Parenting has always adapted to cultural shifts, technological progress, and changes in society. Over the next 10 years, artificial intelligence will reshape parenting more deeply than any previous technology. This shift will not happen only through consumer apps or smart gadgets. It will come through intelligent, context-aware systems behaving as digital assistants for children and parents.

For senior developers, especially those working with modern frontend frameworks like Angular, the rise of AI in parenting creates both opportunities and responsibilities. The future will demand products that are safe, interpretable, compliant, and technically sound. In this article, we will explore where AI-assisted parenting is heading, what technical patterns will support it internally, and how Angular developers can build secure, large-scale parenting tech.

This article is written in simple Indian English but stays deep enough for senior developers.

1. The Next 10 Years: What Will AI Actually Do for Parents?

AI will not replace parents. What it will do is remove cognitive load, provide early warnings, automate routine support, and act as a digital extension of a parent’s attention. Below are the core shifts that will happen in the next decade.

1.1 Intelligent, Personalised Child Development Reports

Today’s parenting apps show milestones such as walking age or vocabulary count. But they are generic and not personalised.

In 10 years, AI models will be able to analyse patterns from:

  • speech samples,

  • writing samples,

  • movement data,

  • sleep data,

  • mood logs,

  • academic activity,

  • social behaviour metrics,

  • wearable sensors.

Instead of broad milestones, AI will generate customised development maps for each child. These systems will detect patterns like early giftedness in math or reading struggles long before a teacher notices.

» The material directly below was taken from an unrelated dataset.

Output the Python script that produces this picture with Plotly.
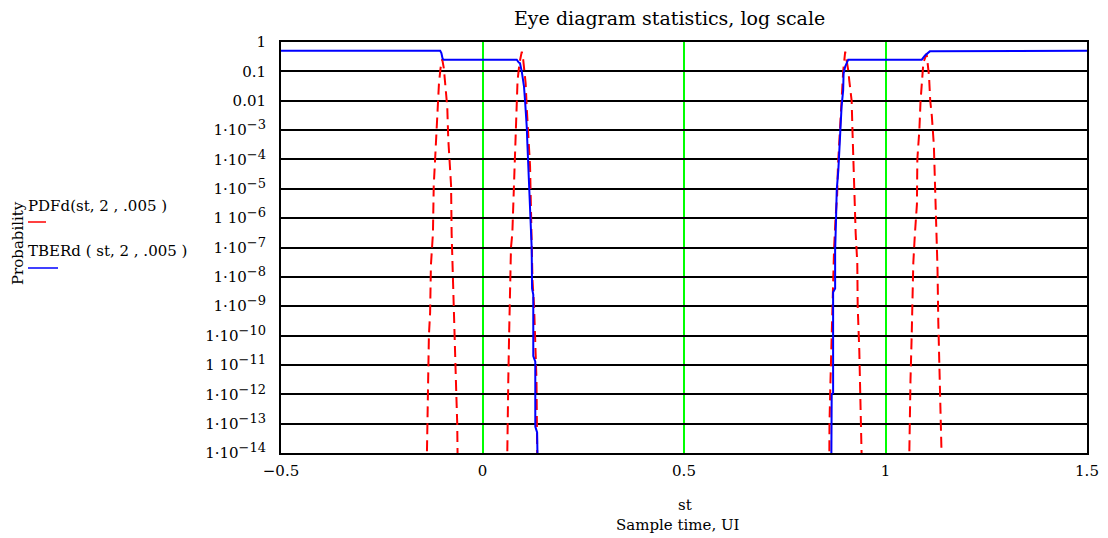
import plotly.graph_objects as go

# ---------------- data ----------------
# Red dashed curve: PDFd(st, 2, .005)  (four lobes, separated by None)
pdf_st = [
    -0.1385, -0.137, -0.135, -0.133, -0.130, -0.128, -0.123, -0.121, -0.118, -0.115, -0.112, -0.108, -0.104,
    -0.100,
    -0.096, -0.093, -0.0874, -0.085, -0.082, -0.078, -0.0766, -0.074, -0.070, -0.068, -0.065, -0.0627, -0.0615,
    None,
    0.0610, 0.0616, 0.064, 0.066, 0.068, 0.0707, 0.074, 0.0765, 0.0798, 0.0831, 0.0855, 0.087, 0.092,
    0.0975,
    0.101, 0.104, 0.107, 0.110, 0.115, 0.118, 0.120, 0.122, 0.124, 0.128, 0.1315, 0.134, 0.135, 0.136,
    None,
    0.8605, 0.861, 0.8635, 0.8665, 0.8685, 0.8705, 0.8725, 0.876, 0.880, 0.882, 0.887, 0.890, 0.895,
    0.900,
    0.904, 0.908, 0.910, 0.916, 0.918, 0.920, 0.924, 0.926, 0.930, 0.931, 0.935, 0.937, 0.939, 0.9415,
    None,
    1.0585, 1.060, 1.062, 1.065, 1.067, 1.069, 1.073, 1.078, 1.079, 1.084, 1.087, 1.090, 1.094,
    1.102,
    1.106, 1.108, 1.111, 1.115, 1.120, 1.123, 1.125, 1.127, 1.129, 1.131, 1.133, 1.136, 1.139, 1.140,
]
pdf_val = [
    3e-15, 1e-13, 1e-12, 1e-10, 6e-10, 2.5e-8, 3e-7, 1.3e-5, 8e-5, 5e-4, 6e-3, 4e-2, 1.3e-1,
    2.6e-1,
    1.3e-1, 4e-2, 6e-3, 5e-4, 8e-5, 1.3e-5, 3e-7, 2.5e-8, 6e-10, 1e-10, 1e-12, 1e-13, 3e-15,
    None,
    3e-15, 1e-13, 3e-12, 1e-10, 3e-9, 1e-7, 3e-7, 3e-6, 3e-5, 3e-4, 3e-3, 5e-2, 2e-1,
    4.7e-1,
    2.5e-1, 1.2e-1, 4e-2, 5e-3, 4e-4, 6e-5, 3e-6, 2e-7, 8e-9, 1e-9, 6e-11, 3e-12, 1e-13, 3e-15,
    None,
    3e-15, 1e-13, 3e-12, 1e-10, 1e-9, 3e-8, 1e-7, 1e-6, 6e-6, 6e-5, 8e-4, 1e-2, 1e-1,
    4.7e-1,
    2.5e-1, 1e-1, 5e-2, 1e-2, 1e-3, 1e-4, 5e-6, 3e-7, 3e-8, 1e-9, 3e-11, 1e-12, 1e-13, 3e-15,
    None,
    3e-15, 1e-13, 3e-12, 1e-10, 3e-9, 3e-8, 3e-7, 3e-6, 1e-4, 1e-3, 1e-2, 5e-2, 2e-1,
    4e-1,
    1.3e-1, 7e-2, 1e-2, 3e-3, 3e-4, 1.5e-5, 1e-6, 2e-7, 2e-8, 3e-10, 3e-11, 1e-12, 1e-13, 3e-15,
]

# Blue solid curve: TBERd(st, 2, .005)
tber_st = [
    -0.5, -0.105, -0.102, -0.099, -0.096, 0.085, 0.090, 0.093, 0.0975, 0.101, 0.103, 0.1055, 0.108,
    0.110, 0.111, 0.113, 0.1146, 0.116, 0.118, 0.1195, 0.122, 0.123, 0.126, 0.126, 0.131, 0.131,
    0.1355, 0.137,
    None,
    0.8655, 0.8665, 0.870, 0.870, 0.875, 0.875, 0.877, 0.879, 0.883, 0.886, 0.889, 0.891, 0.895,
    0.896, 0.900, 0.9075, 1.090, 1.098, 1.110, 1.5,
]
tber_val = [
    0.5, 0.5, 0.42, 0.27, 0.25, 0.25, 0.2, 0.19, 0.098, 0.051, 0.03, 0.0105, 3.7e-3,
    1.15e-3, 4.6e-4, 1.2e-4, 4.4e-5, 1.5e-5, 4.2e-6, 8.7e-7, 1e-7, 4e-9, 2.5e-9, 2e-11, 1.3e-11, 8e-14,
    5e-14, 3e-15,
    None,
    3e-15, 1e-12, 1.1e-12, 3e-9, 4e-9, 8e-8, 6.8e-7, 9e-6, 4.4e-5, 4.6e-4, 1.3e-3, 6.3e-3, 2.3e-2,
    8.5e-2, 1.45e-1, 0.25, 0.25, 0.35, 0.48, 0.5,
]

x_ticks = [-0.5, 0, 0.5, 1, 1.5]
x_tick_text = ["\u22120.5", "0", "0.5", "1", "1.5"]
y_ticks = [1, 0.1, 0.01, 1e-3, 1e-4, 1e-5, 1e-6, 1e-7, 1e-8, 1e-9, 1e-10, 1e-11, 1e-12, 1e-13, 1e-14]
y_exponents = ["", "", "", "3", "4", "5", "6", "7", "8", "9", "10", "11", "12", "13", "14"]
y_sep = ["", "", "", "\u00b7", "\u00b7", "\u00b7", " ", "\u00b7", "\u00b7", "\u00b7", "\u00b7", " ", "\u00b7", "\u00b7", "\u00b7"]

# ---------------- layout geometry ----------------
W, H = 1108, 538
L, R, T, B = 281, 1087, 42, 453
FONT = "DejaVu Serif"


def px(x):
    return (x - L) / (R - L)


def py(y):
    return (B - y) / (B - T)


y_tick_text = []
for v, e, s in zip(y_ticks, y_exponents, y_sep):
    if e == "":
        y_tick_text.append({1: "1", 0.1: "0.1", 0.01: "0.01"}[v])
    else:
        y_tick_text.append(
            "1" + s + "10<span style='font-size:13px;baseline-shift:45%'>\u2212" + e + "</span>"
        )

fig = go.Figure()
fig.add_trace(go.Scatter(
    x=pdf_st, y=pdf_val, mode="lines", connectgaps=False,
    line=dict(color="#ff0000", width=2, dash="11px,6px"),
    name="PDFd(st, 2 , .005 )", showlegend=False,
))
fig.add_trace(go.Scatter(
    x=tber_st, y=tber_val, mode="lines", connectgaps=False,
    line=dict(color="#0000ff", width=2),
    name="TBERd ( st, 2 , .005 )", showlegend=False,
))

fig.update_layout(
    width=W, height=H,
    margin=dict(l=L, r=W - R, t=T, b=H - B),
    paper_bgcolor="white", plot_bgcolor="white",
    font=dict(family=FONT, size=15, color="black"),
    showlegend=False,
)
fig.update_xaxes(
    range=[-0.5, 1.5], tickvals=x_ticks, ticktext=x_tick_text, automargin=False,
    showgrid=True, gridcolor="#00ff00", gridwidth=1.5,
    zeroline=False, showline=True, linecolor="black", linewidth=2, mirror=True,
    ticks="", tickfont=dict(family=FONT, size=15), ticklabelstandoff=3,
)
fig.update_yaxes(
    type="log", range=[-14, 0], tickvals=y_ticks, ticktext=y_tick_text, automargin=False,
    showgrid=True, gridcolor="black", gridwidth=2,
    zeroline=False, showline=True, linecolor="black", linewidth=2, mirror=True,
    ticks="", tickfont=dict(family=FONT, size=15), ticklabelstandoff=10,
)

ann = [
    dict(text="Eye diagram statistics, log scale", x=px(669), y=py(18), size=19),
    dict(text="st", x=px(685), y=py(505), size=15),
    dict(text="Sample time, UI", x=px(678), y=py(525), size=15),
]
for a in ann:
    fig.add_annotation(text=a["text"], x=a["x"], y=a["y"], xref="paper", yref="paper",
                       showarrow=False, xanchor="center", yanchor="middle",
                       font=dict(family=FONT, size=a["size"], color="black"))

fig.add_annotation(text="Probability", x=px(18), y=py(243), xref="paper", yref="paper",
                   showarrow=False, textangle=-90, xanchor="center", yanchor="middle",
                   font=dict(family=FONT, size=15, color="black"))
fig.add_annotation(text="PDFd(st, 2 , .005 )", x=px(26), y=py(206), xref="paper", yref="paper",
                   showarrow=False, xanchor="left", yanchor="middle",
                   font=dict(family=FONT, size=15, color="black"))
fig.add_annotation(text="TBERd ( st, 2 , .005 )", x=px(26), y=py(251), xref="paper", yref="paper",
                   showarrow=False, xanchor="left", yanchor="middle",
                   font=dict(family=FONT, size=15, color="black"))
fig.add_shape(type="line", xref="paper", yref="paper", x0=px(28), x1=px(46), y0=py(222), y1=py(222),
              line=dict(color="#ff0000", width=1.5))
fig.add_shape(type="line", xref="paper", yref="paper", x0=px(28), x1=px(58), y0=py(268), y1=py(268),
              line=dict(color="#0000ff", width=1.5))

fig.write_html("out.html")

They will also map emotional growth. AI will point out behavioural changes that might indicate stress, bullying, or learning fatigue.

1.2 Real-Time Safety and Monitoring

AI-driven safety will move far beyond CCTV alerts. Future systems will perform:

  • emotional state detection using voice and video signals,

  • environment risk analysis (for example: the child running toward a busy road),

  • online behaviour risk scoring,

  • predictive detection of unsafe situations.

With edge AI on lower-cost devices, much of this will run locally without video streaming to the cloud.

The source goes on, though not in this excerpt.